Any error returned by the WalkFunc stops a walking. Also, there is special ErrStop, for example:
if err := tr.Walk(0, 500, walkFunc); err != nil && err != rbtree.ErrStop { log.Println(err) // real error }
To pass through the entire tree, use the minimum possible and maximum possible values of the index. For example:
tr.Walk(math.MinUint, math.MaxUint, walkFunc)
The Tree shouldn't be modified inside the WalkFunc.
Example ¶
var tr = New[int, string]() tr.Set(1, "one") tr.Set(2, "two") tr.Set(3, "three") var walkFunc = func(key int, value string) error { fmt.Println(key, "-", value) return nil } tr.Walk(0, math.MaxInt, walkFunc)
Output: 1 - one 2 - two 3 - three
type TreeInterface ¶
type TreeInterface[Key constraints.Ordered, Value any] interface { Set(Key, Value) bool SetNx(Key, Value) bool Del(Key) bool Get(Key) Value GetEx(Key) (Value, bool) IsExist(Key) bool Len() int Empty() Move(Key, Key) bool Max() (Key, Value) Min() (Key, Value) Walk(Key, Key, WalkFunc[Key, Value]) error Slice(Key, Key) []Value SliceKeys(Key, Key) []Key }
type TreeThreadSafe ¶
type TreeThreadSafe[Key constraints.Ordered, Value any] struct { // contains filtered or unexported fields }
func NewThreadSafe ¶
func NewThreadSafe[Key constraints.Ordered, Value any]() ( tts *TreeThreadSafe[Key, Value])
NewThreadSafe creates the new thread-safe RB-Tree.
func ToThreadSafe ¶
func ToThreadSafe[Key constraints.Ordered, Value any](tree *Tree[Key, Value]) ( tts *TreeThreadSafe[Key, Value])

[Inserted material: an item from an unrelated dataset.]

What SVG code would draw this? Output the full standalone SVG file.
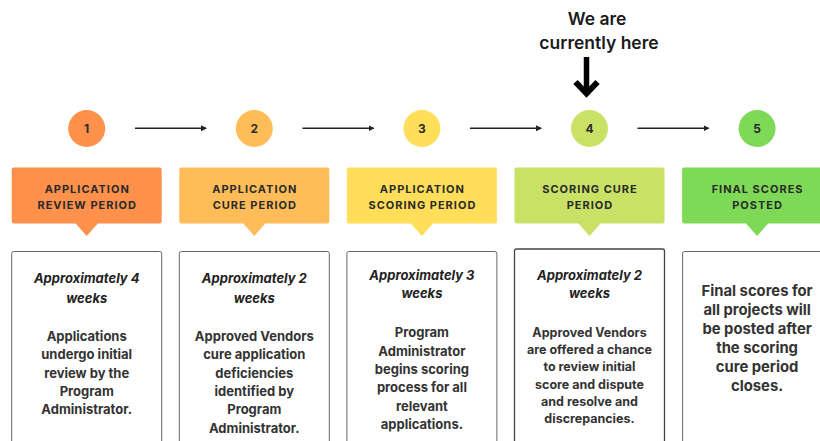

ToThreadSafe wraps a Tree.
func (*TreeThreadSafe[Key, Value]) Del ¶
func (t *TreeThreadSafe[Key, Value]) Del(key Key) (deleted bool)
Del deletes value by key. O(logn). It returns false, if key doesn't exits.
func (*TreeThreadSafe[Key, Value]) Empty ¶
func (t *TreeThreadSafe[Key, Value]) Empty()
Empty makes the tree empty O(1). It returns the Tree itself.
func (*TreeThreadSafe[Key, Value]) Get ¶
func (t *TreeThreadSafe[Key, Value]) Get(key Key) Value
Get O(logn). It returns zero value, if key doesn't exist.
func (*TreeThreadSafe[Key, Value]) GetEx ¶
func (t *TreeThreadSafe[Key, Value]) GetEx(key Key) (val Value, ok bool)
GetEx O(logn). It returns false, if key doesn't exist.
func (*TreeThreadSafe[Key, Value]) IsExist ¶
func (t *TreeThreadSafe[Key, Value]) IsExist(key Key) bool
IsExist O(logn)
func (*TreeThreadSafe[Key, Value]) Max ¶
func (t *TreeThreadSafe[Key, Value]) Max() (Key, Value)
Max returns maximum index and its value O(logn)
func (*TreeThreadSafe[Key, Value]) Min ¶
func (t *TreeThreadSafe[Key, Value]) Min() (Key, Value)
Min returns minimum indexed and its value O(logn)
func (*TreeThreadSafe[Key, Value]) Move ¶
func (t *TreeThreadSafe[Key, Value]) Move(oldKey, newKey Key) (moved bool)
Move moves the value from one index to another. Silent. It just changes index of value O(2logn).
func (*TreeThreadSafe[Key, Value]) Set ¶
func (t *TreeThreadSafe[Key, Value]) Set(key Key, value Value) (added bool)
Set the value. O(logn). This will overwrite the existing value.
func (*TreeThreadSafe[Key, Value]) SetNx ¶
func (t *TreeThreadSafe[Key, Value]) SetNx(key Key, value Value) (added bool)
SetNx doesn't overwrites an existing value.
func (*TreeThreadSafe[Key, Value]) Slice ¶
func (t *TreeThreadSafe[Key, Value]) Slice(from, to Key) (vals []Value)
Slice returns all values at given range if any.
func (*TreeThreadSafe[Key, Value]) SliceKeys ¶
func (t *TreeThreadSafe[Key, Value]) SliceKeys(from, to Key) (keys []Key)
SliceKeys returns all keys at given range if any.
func (*TreeThreadSafe[Key, Value]) Tree ¶
func (t *TreeThreadSafe[Key, Value]) Tree() (tree *Tree[Key, Value])
Tree returns underlying Tree.
func (*TreeThreadSafe[Key, Value]) Walk ¶
func (t *TreeThreadSafe[Key, Value]) Walk(from, to Key, walkFunc WalkFunc[Key, Value]) (err error)
Walk on the Tree.
Any error returned by the WalkFunc stops a walking. Also, there is special ErrStop, for example:
if err := tr.Walk(0, 500, walkFunc); err != nil && err != rbtree.ErrStop { log.Println(err) // real error }
To pass through the entire tree, use the minimum possible and maximum possible values of the index. For example:
tr.Walk(math.MinUint, math.MaxUint, walkFunc)
The Tree shouldn't be modified inside the WalkFunc.